* [DIRECTIONS]
Exactly the lines from the one containing "Output the Python" through the one containing "ax = fig.add_axes([0.121, 0.078, 0.804, 0.677])" are to be returned, please, without any pictures.
● ● ● ● ●
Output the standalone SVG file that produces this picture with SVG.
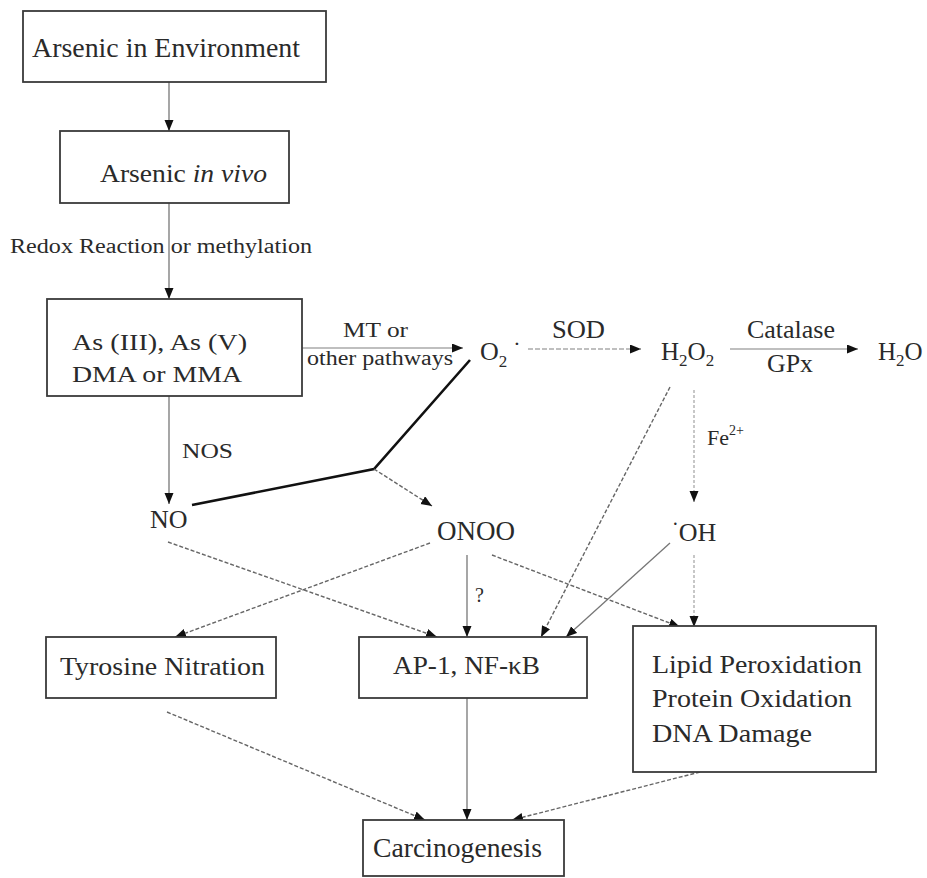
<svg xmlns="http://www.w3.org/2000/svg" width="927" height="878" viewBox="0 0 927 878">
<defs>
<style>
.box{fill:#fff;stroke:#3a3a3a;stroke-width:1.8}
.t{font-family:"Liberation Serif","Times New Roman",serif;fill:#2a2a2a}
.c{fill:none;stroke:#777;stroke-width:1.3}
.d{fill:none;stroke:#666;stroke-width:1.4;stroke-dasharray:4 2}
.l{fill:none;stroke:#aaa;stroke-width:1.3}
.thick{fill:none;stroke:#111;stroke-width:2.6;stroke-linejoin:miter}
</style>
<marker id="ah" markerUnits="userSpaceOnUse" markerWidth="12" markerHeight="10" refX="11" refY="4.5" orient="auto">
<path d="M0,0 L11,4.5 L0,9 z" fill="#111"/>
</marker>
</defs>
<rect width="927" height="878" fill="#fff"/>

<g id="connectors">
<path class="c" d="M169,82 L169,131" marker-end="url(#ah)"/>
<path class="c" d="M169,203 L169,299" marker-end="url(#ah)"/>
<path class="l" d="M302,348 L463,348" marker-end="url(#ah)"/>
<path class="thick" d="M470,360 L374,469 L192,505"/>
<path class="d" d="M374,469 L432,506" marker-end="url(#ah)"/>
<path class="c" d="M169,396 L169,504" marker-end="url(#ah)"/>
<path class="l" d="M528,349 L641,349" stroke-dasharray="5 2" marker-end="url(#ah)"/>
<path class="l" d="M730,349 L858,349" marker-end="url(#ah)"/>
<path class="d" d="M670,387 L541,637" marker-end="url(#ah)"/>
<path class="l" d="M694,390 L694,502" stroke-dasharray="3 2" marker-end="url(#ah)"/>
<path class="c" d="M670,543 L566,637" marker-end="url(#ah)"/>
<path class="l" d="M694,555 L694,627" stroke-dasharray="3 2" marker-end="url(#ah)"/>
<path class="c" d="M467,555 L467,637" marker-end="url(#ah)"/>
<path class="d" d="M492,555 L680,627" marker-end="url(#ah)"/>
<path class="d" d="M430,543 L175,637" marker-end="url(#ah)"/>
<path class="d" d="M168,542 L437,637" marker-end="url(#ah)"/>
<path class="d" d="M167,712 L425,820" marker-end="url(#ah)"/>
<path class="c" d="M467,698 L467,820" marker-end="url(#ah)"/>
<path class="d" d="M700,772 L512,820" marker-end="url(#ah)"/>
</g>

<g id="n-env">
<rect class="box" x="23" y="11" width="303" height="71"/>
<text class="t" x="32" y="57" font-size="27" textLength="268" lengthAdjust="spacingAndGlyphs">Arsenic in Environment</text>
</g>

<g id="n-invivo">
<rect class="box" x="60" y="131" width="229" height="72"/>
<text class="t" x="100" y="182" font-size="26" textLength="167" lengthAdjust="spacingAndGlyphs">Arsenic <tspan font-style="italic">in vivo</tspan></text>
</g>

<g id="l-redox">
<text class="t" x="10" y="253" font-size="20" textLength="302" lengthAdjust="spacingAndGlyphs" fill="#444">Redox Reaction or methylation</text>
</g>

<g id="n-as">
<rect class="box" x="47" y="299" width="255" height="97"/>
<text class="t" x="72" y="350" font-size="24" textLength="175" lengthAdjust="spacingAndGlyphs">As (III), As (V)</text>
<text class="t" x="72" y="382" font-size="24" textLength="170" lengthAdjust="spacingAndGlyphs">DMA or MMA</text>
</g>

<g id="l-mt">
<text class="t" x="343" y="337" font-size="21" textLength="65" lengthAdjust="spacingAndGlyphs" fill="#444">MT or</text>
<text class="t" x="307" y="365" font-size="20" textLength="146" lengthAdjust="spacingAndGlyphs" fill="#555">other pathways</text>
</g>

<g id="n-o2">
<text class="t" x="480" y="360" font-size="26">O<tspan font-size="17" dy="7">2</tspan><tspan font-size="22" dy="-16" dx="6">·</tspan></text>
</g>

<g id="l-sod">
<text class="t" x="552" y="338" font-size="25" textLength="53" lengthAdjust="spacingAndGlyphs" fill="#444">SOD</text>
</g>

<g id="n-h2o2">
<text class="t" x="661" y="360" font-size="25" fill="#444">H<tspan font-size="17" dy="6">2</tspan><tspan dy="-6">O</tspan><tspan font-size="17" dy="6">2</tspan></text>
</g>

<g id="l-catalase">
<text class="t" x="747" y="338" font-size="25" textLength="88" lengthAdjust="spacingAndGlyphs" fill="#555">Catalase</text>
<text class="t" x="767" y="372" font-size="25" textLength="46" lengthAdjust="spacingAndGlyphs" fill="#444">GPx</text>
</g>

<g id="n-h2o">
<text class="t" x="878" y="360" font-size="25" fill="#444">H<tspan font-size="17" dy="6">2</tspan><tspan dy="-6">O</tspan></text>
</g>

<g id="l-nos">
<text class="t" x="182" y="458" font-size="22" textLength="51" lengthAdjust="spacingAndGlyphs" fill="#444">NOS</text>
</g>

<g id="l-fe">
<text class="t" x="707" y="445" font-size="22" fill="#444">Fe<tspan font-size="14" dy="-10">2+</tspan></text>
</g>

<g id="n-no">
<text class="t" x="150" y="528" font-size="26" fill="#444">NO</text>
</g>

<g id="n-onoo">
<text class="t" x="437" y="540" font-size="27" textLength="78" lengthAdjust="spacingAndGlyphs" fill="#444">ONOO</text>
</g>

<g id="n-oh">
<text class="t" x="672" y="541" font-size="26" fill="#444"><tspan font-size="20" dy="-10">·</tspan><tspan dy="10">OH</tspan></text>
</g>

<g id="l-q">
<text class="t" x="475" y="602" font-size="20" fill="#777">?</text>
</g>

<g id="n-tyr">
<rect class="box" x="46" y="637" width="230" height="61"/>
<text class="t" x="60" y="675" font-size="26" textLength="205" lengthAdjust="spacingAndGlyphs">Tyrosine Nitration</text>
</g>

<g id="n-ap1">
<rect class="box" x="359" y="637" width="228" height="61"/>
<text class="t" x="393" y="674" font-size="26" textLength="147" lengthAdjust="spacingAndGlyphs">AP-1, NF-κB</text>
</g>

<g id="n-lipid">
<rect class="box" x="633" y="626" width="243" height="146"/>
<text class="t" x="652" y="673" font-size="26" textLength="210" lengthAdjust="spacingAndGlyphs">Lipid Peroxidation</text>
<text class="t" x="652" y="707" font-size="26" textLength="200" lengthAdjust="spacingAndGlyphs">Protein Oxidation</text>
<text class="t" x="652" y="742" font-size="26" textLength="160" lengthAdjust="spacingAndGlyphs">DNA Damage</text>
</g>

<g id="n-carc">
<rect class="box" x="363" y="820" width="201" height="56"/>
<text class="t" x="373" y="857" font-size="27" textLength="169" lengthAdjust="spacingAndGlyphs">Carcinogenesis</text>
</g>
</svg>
● ● ● ● ●
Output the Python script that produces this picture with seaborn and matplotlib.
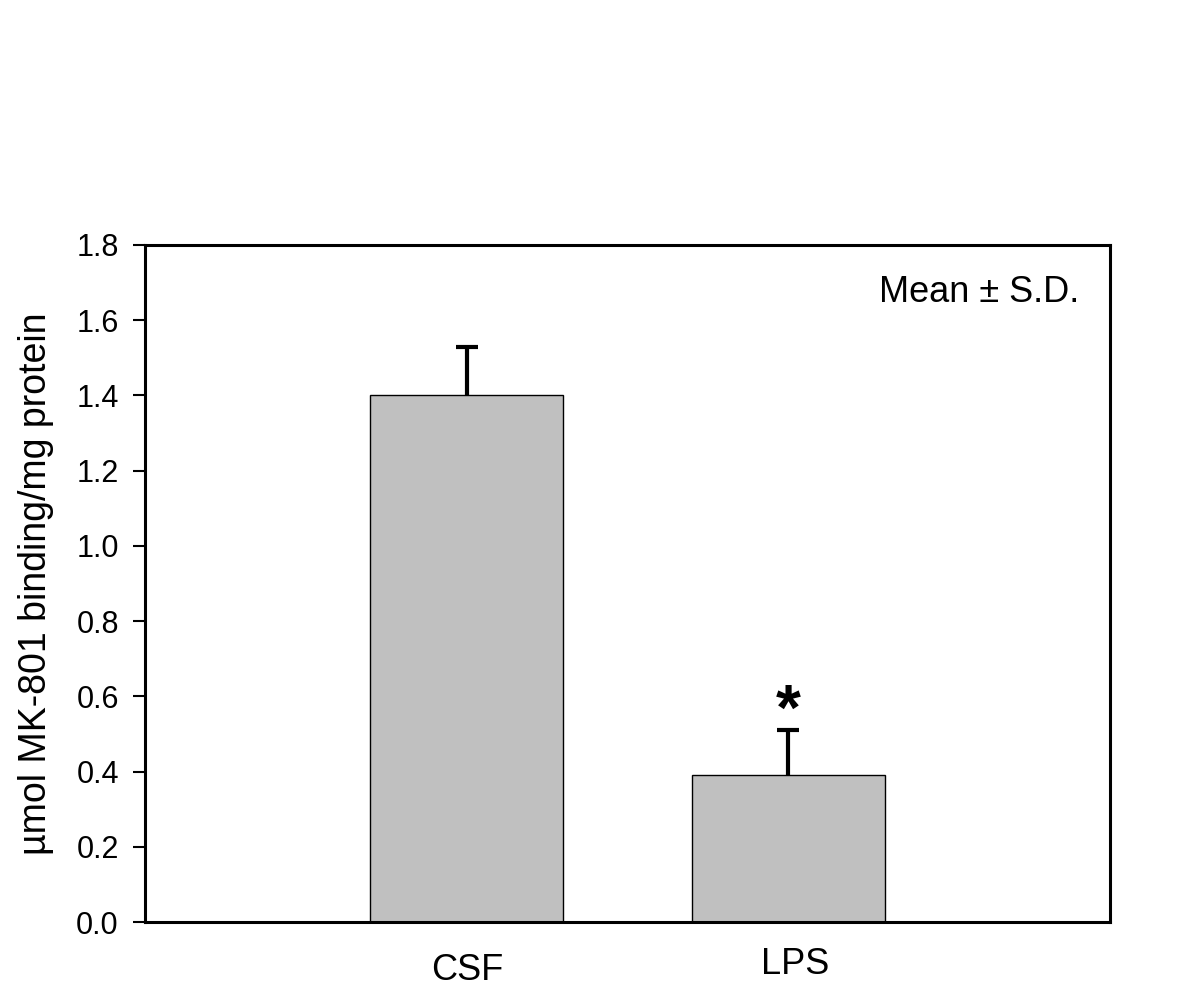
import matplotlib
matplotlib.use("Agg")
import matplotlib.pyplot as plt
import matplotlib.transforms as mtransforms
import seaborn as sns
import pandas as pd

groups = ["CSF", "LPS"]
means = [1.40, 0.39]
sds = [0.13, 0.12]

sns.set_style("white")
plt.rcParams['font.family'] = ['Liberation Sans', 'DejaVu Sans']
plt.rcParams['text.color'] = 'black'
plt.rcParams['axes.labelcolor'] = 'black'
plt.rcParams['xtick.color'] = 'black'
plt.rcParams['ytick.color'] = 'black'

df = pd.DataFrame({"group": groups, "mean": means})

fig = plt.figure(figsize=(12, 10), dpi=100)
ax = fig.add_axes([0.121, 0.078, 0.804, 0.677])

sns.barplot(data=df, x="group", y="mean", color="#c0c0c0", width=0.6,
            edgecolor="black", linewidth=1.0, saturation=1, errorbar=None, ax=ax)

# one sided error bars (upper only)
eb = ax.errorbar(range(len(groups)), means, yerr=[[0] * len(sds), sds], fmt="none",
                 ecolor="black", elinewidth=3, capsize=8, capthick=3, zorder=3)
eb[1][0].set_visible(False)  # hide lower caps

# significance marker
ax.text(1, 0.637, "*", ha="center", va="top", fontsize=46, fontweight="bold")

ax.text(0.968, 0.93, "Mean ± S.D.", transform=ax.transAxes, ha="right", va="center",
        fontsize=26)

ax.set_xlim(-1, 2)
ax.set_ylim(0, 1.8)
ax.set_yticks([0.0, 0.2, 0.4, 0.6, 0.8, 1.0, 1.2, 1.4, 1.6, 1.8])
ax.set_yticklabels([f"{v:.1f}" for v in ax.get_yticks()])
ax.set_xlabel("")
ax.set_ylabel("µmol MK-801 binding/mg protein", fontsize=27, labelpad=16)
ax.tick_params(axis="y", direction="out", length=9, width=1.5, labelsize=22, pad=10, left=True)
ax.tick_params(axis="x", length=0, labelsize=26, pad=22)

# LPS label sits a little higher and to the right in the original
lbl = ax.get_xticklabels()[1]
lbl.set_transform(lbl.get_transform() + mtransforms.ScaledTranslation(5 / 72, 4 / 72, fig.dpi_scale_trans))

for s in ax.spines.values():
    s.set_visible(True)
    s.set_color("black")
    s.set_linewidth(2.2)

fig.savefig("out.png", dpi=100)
● ● ● ● ●
* [EXPECTED OUTPUT]
Output the Python script that produces this picture with seaborn and matplotlib.
import matplotlib
matplotlib.use("Agg")
import matplotlib.pyplot as plt
import matplotlib.transforms as mtransforms
import seaborn as sns
import pandas as pd

groups = ["CSF", "LPS"]
means = [1.40, 0.39]
sds = [0.13, 0.12]

sns.set_style("white")
plt.rcParams['font.family'] = ['Liberation Sans', 'DejaVu Sans']
plt.rcParams['text.color'] = 'black'
plt.rcParams['axes.labelcolor'] = 'black'
plt.rcParams['xtick.color'] = 'black'
plt.rcParams['ytick.color'] = 'black'

df = pd.DataFrame({"group": groups, "mean": means})

fig = plt.figure(figsize=(12, 10), dpi=100)
ax = fig.add_axes([0.121, 0.078, 0.804, 0.677])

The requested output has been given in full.